Code that draws figures

- - -

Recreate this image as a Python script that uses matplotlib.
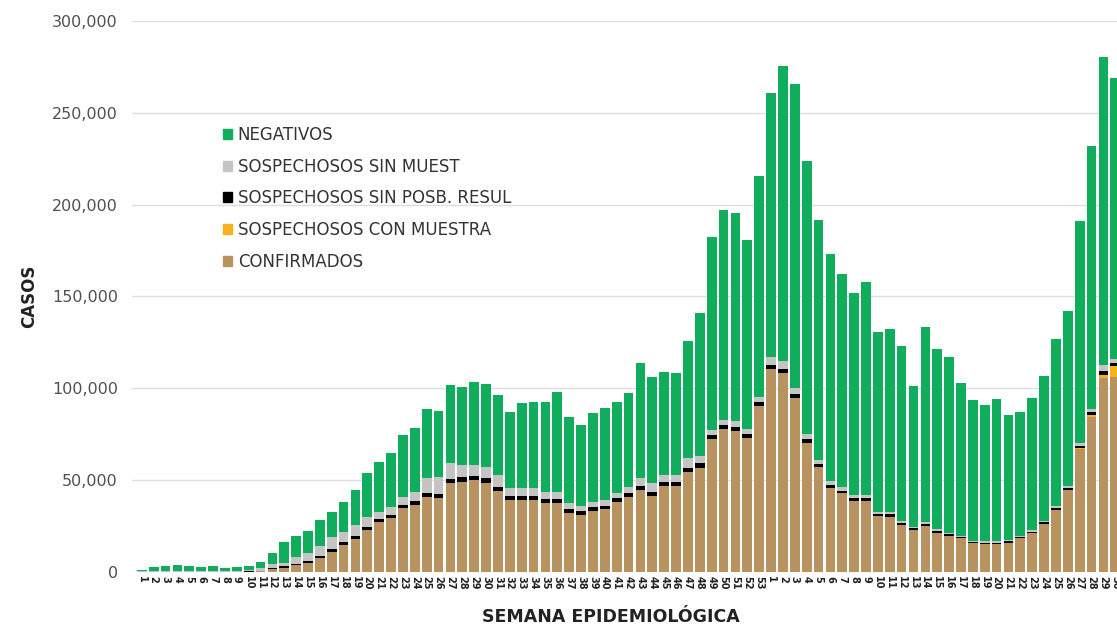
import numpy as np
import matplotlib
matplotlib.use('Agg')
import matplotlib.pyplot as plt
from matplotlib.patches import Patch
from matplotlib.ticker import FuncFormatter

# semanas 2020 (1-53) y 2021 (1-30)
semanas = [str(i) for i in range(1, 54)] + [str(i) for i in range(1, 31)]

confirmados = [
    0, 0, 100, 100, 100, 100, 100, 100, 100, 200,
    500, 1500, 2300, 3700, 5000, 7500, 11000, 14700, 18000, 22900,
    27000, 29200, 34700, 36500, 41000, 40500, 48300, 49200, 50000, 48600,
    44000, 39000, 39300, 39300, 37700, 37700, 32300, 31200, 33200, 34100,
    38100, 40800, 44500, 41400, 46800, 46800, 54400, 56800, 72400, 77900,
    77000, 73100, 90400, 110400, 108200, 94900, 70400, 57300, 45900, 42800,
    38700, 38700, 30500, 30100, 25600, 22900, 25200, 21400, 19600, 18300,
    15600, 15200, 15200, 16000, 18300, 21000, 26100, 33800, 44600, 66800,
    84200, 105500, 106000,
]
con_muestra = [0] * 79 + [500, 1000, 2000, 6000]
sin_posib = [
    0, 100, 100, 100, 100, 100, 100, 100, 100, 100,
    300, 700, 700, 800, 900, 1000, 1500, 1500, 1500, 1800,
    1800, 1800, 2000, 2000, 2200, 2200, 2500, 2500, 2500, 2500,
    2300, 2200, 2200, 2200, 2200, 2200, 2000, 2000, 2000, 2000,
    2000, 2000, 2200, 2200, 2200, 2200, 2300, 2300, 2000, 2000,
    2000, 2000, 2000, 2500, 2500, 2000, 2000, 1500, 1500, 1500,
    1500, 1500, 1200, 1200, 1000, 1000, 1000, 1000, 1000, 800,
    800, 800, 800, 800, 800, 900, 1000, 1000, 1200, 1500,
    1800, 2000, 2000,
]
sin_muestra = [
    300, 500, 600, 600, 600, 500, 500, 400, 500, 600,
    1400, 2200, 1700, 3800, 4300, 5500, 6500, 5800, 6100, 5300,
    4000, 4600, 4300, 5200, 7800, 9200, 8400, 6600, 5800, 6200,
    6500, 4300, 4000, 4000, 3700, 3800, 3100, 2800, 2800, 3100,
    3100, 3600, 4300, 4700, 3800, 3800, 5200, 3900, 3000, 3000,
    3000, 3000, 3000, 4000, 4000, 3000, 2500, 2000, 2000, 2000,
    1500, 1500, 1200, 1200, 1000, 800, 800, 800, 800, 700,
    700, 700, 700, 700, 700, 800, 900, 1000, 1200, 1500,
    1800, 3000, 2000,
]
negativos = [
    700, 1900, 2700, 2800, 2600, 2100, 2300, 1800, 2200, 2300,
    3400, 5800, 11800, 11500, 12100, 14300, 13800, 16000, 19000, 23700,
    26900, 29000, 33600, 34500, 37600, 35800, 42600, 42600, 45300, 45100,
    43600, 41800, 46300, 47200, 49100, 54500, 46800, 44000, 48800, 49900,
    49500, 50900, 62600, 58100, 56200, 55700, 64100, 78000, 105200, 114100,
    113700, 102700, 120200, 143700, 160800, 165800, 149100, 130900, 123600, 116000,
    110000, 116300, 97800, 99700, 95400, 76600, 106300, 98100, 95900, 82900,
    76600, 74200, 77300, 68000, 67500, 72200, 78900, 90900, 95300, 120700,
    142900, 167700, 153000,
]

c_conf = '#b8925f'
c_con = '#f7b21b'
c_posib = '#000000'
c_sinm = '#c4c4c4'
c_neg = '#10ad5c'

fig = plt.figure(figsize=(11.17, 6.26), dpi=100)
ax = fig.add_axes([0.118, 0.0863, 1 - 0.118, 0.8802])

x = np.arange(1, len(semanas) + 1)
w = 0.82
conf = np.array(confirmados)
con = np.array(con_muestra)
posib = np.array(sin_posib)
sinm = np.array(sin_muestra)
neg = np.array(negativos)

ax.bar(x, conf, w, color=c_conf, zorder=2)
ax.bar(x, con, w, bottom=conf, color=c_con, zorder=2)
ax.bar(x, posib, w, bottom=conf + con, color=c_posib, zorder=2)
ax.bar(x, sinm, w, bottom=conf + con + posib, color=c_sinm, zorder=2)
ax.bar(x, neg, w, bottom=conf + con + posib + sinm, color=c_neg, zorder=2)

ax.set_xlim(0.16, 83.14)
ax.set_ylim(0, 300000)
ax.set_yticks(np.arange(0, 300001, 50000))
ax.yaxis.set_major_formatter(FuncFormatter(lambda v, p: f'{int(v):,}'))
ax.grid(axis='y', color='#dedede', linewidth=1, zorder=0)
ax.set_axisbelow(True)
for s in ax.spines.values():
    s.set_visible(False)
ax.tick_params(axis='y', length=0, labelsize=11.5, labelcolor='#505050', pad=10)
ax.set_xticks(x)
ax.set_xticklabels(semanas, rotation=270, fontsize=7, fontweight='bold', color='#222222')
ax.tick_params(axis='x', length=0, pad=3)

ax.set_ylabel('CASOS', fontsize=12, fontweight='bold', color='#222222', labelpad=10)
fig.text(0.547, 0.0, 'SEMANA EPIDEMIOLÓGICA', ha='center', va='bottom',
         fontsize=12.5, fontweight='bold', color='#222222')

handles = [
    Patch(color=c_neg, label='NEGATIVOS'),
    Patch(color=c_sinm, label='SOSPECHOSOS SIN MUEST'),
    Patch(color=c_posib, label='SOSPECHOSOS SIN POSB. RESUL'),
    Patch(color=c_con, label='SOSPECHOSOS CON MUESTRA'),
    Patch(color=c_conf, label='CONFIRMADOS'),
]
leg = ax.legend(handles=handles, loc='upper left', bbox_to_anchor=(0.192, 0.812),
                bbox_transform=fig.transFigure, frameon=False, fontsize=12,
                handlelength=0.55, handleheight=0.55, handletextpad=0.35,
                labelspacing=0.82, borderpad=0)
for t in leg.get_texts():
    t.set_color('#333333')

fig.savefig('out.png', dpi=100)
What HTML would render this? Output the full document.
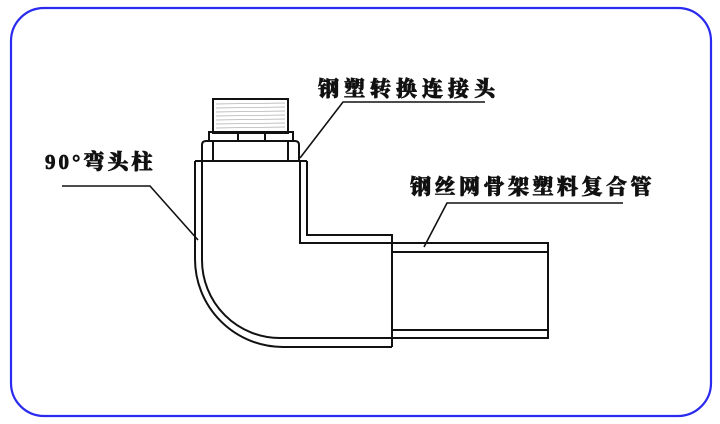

- - -

AIM OF THE EXERCISE
Reproduce the material above exactly, first line through the line that contains "semanas = [str(i)", minus the pictures.

TASK OUTPUT
Recreate this image as a Python script that uses matplotlib.
import numpy as np
import matplotlib
matplotlib.use('Agg')
import matplotlib.pyplot as plt
from matplotlib.patches import Patch
from matplotlib.ticker import FuncFormatter

# semanas 2020 (1-53) y 2021 (1-30)
semanas = [str(i) for i in range(1, 54)] + [str(i) for i in range(1, 31)]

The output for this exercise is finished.